Chef Jonathan’s toppings are what makes the noodles. For the soba, be sure to add the shrimp. I did like the soy-dashi broth which included enoki, shitake and oyster mushrooms.
Of the 10 noodles dishes, only one can be made vegetarian. The banh mi ramen is made with a grilled corn and vegetable broth and the pork belly could be removed. The flavors of a traditional banh mi sandwich come to life with pickled carrots and daikon, cilantro oil, jalepenos and topped with grilled ciabatta.
We also did a sake tasting, learning how sake is made and tasted four sakes. Quite a few sakes on Sai Sai’s list are from the US including the Sho Chiku Bai brand.
I tend to like junmai sakes so I liked the Kikusui Junmai which is from Japan.
Chef Jonathan’s Korean heritage is evident in the galbi ramen and kimchee ramen. The galbi was utterly tender. He explained the galbi (marinated skirt steak) was marinated with Asian pear, creating the tender meat. And the kimchee is housemade. The stir-fried sliced pork belly is wonderful in this dish. I particularly liked the pork broth which was supposed to be spicy but again I didn’t find it overwhelming.

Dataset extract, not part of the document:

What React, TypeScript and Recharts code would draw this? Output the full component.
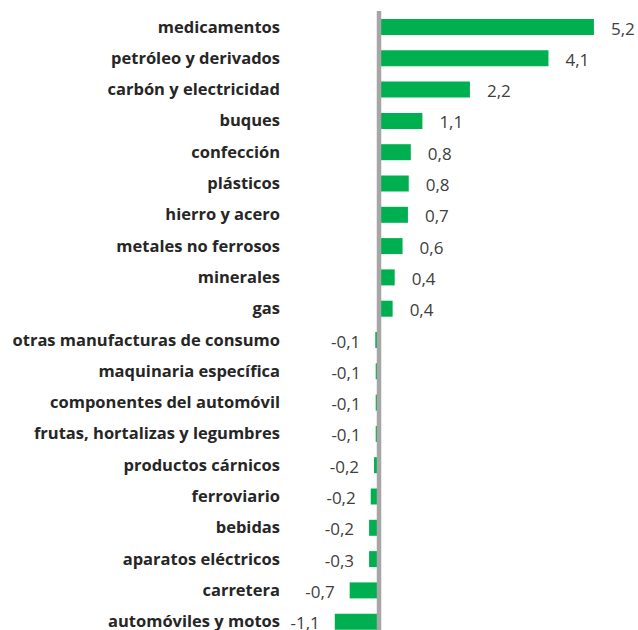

It did have black garlic oil which is considered very healthy (twice the number of antioxidants as regular garlic).
I wonder if Chef Jonathan could be convinced to make an actual banh mi with his galbi or pork belly? Sandwich bar to go with the noodle bar?
Sai Sai gets their mochi from Bubbies in Hawaii. We tried interesting flavors like tiramisu and mint chocolate along with the more familiar strawberry and passionfruit. The mochi skin was so incredibly tender.
Other noodles I’d like to try are the pho with ribeye, the tonkotsu ramen with pork belly, the lobster miso ramen.
Although Sai Sai is part of the Millennium Biltmore Hotel, I would recommend entering the restaurant directly from Olive Street. It can be quite the maze to get to the restaurant from inside the hotel. Check them out for lunch or dinner. Plus they have happy hour from 3-7PM.